Synod Disability Inclusion Advocate Rev Andy Calder told a presentation ceremony in the US that he was visibly shaken when he learnt he was to be honoured with the Henri Nouwen Award in recognition of his work with people with disabilities.
On Tuesday 21 May, Andy became the first person outside of North America to accept the award, which is given by the American Association on Intellectual and Developmental Disabilities (AAIDD) Religion and Spirituality Division.
At the presentation, which was held at the Summer Institute on Theology and Disability in Holland, Michigan, past president of the AAIDD Neil Cudney said Andy had “demonstrated unswerving commitment to supporting people with disabilities.”
Neil read out a long list of Andy’s roles and achievements that convinced the judges he was a worthy award winner.
“We realised Andy embodied the spirit and intention of the Henry Nouwen Award,” Neil said.
Andy told those in attendance at the Hope College auditorium that it was “indeed a great honour to be this year’s recipient”.
“It was most unexpected and will be deeply cherished,” Andy said.
“When I received Neil’s email (telling him he had won), I felt very honoured and also somewhat trembly.
“In the minutes after reading the email my wife said I was literally shaking
“I think much of that trembling can be attributed to the deep respect I have for Henry Nouwen and for the extraordinary person he was.”
The award is named after Catholic Priest Henri Nouwen, who served as a pastor at the Canadian L’Arche Daybreak community for people with intellectual disabilities and their carers and loved ones.
Andy said that he had more than 10 of Nouwen’s books and used them to help shape the clinical pastoral education programs.
“Nouwen’s book The Wounded Healer with its theme of vulnerability in ministry continues to speak powerfully into my experience as a survivor of road trauma and my subsequent call to ordained ministry in the Uniting Church in Australia,” Andy said.
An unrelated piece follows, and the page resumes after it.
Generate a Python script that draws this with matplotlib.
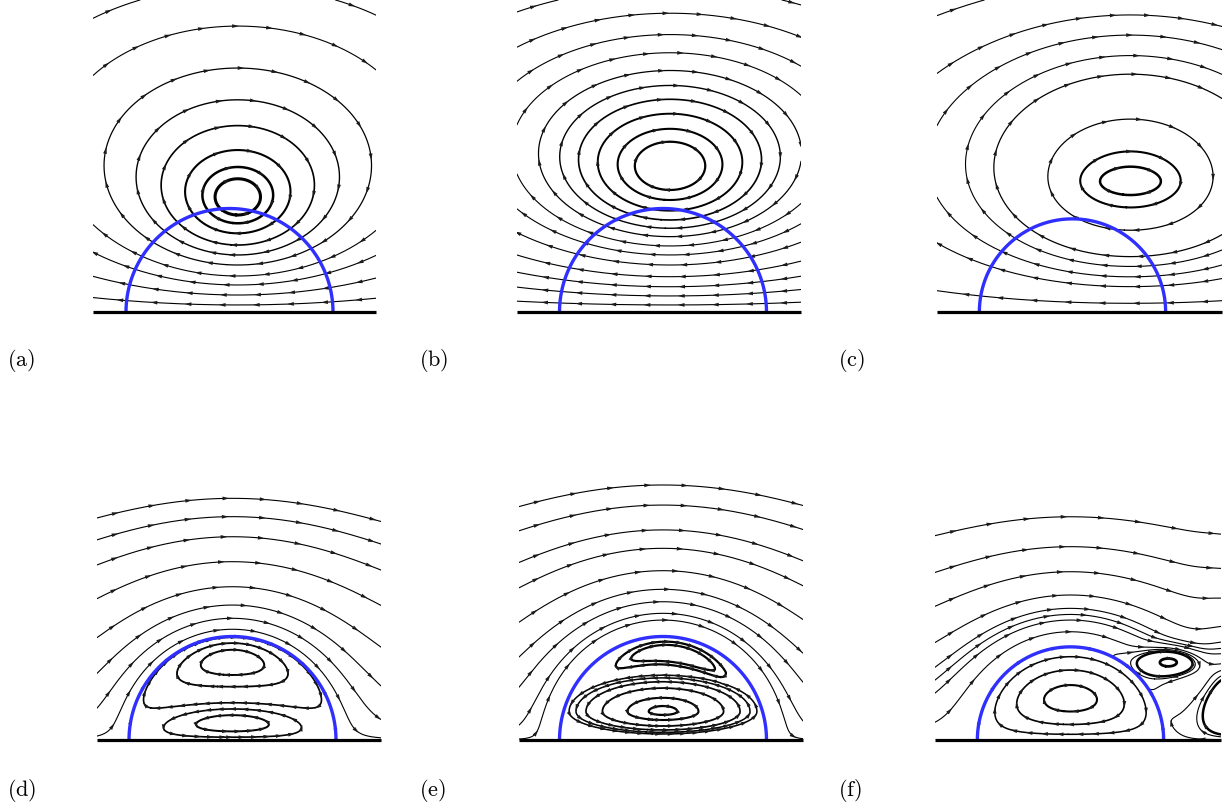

“In 1986, I was hit by a garbage truck and this proved to be my road to Damascus experience, which returned me to my church.”
“I am so indebted to my own Uniting Church for its historic and continuing commitment to ministry with people with disabilities.
“Whilst this certificate has my name in it, in a very real sense, I feel that I am accepting it on behalf of so many people in Australia and New Zealand, all of us Down Under, and throughout the world who are striving to listen to and embrace people who continue to experience exclusion.”